Please read my tribute in Sally Gordon-Marks’ article, ‘The Life of French harpsichordist Huguette Dreyfus’ in The Diapason…
While I was still a student in Paris, I loved to play music by Rameau on the piano. His music hardly featured in teaching or piano competition programs; I would play his pieces to take my mind off of things. A few years later, I was listening absent-mindedly to the radio. On the program, Huguette Dreyfus was talking about a piano recording of Rameau’s music. She commented on what a great thing it was for pianists to play pieces originally intended for the harpsichord, and this surprised me. For a long time, I had been under the impression that harpsichordists did not take well to pianists trying their hands at playing a harpsichord piece. This convinced me that if I were to perform Rameau for anybody, it would – first and foremost – have to be for her.
Many years later, I sent her my piano recording of Rameau and Couperin. No response. In a manner that was quite out of character for me, I plucked up my courage and phoned her directly. To my surprise (and also relief), she remembered my recording. ‘I have too much to say, and there’s really no use in talking about crotchet notes and quavers on the phone. Just come to meet me in person the next time you’re in Paris.’

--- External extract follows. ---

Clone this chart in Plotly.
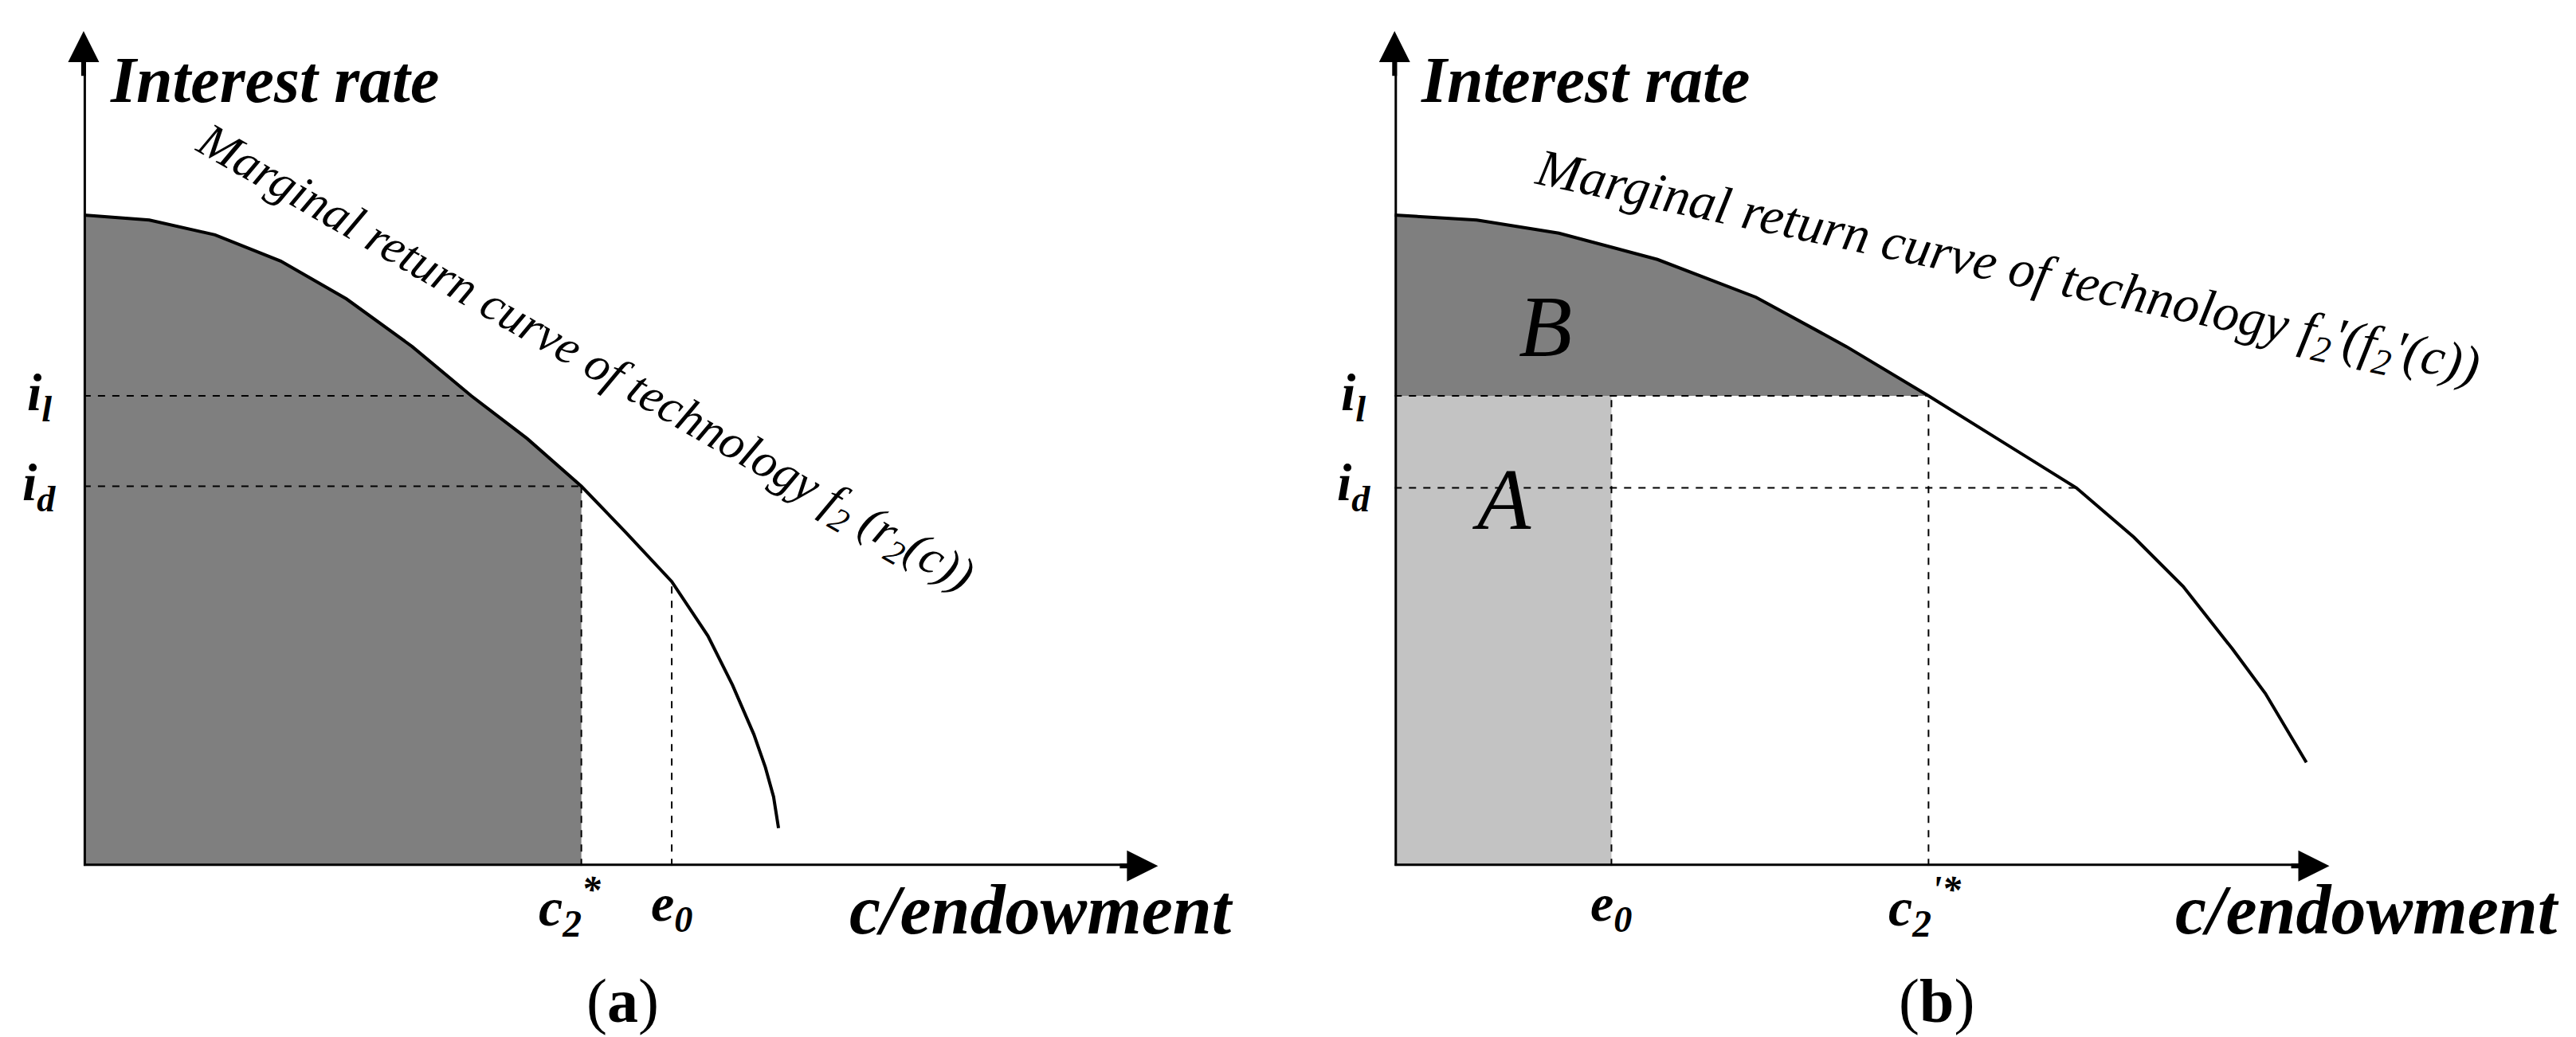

When I did go to see Huguette in Paris, she gave me feedback on my entire recording, despite the fact that we had never met before. She had made exhaustive notes. Her advice focused on the basics of ornamentation. I had always thought of ornaments as being optional, just additional notes decorating the basic tune. I had never really paid much attention to them, as there seemed to be far too many to play accurately, note for note. But Huguette emphasised that ornaments were in fact essential to music, giving it a playful spirit, for example. She recommended that I stop using edited versions of Couperin or Rameau and look instead for facsimiles of the original editions, in which the composers had detailed how they wanted their ornaments to be played.
Indeed, in his manuscripts, Couperin had written that he wished for his music to be played precisely as he had conceived it. As somebody who had bluffed her way through ornaments, playing them in her own way, I felt that it was now time for me to reassess my relationship with Rameau and Couperin. Changing the way I thought and played took a long time and much arduous work, but Huguette always provided great advice and guidance. From then on, before we met, I would make sure to send her a recording I had made. Her frankness was always much appreciated. “It’s not perfect, but you’ve definitely improved.”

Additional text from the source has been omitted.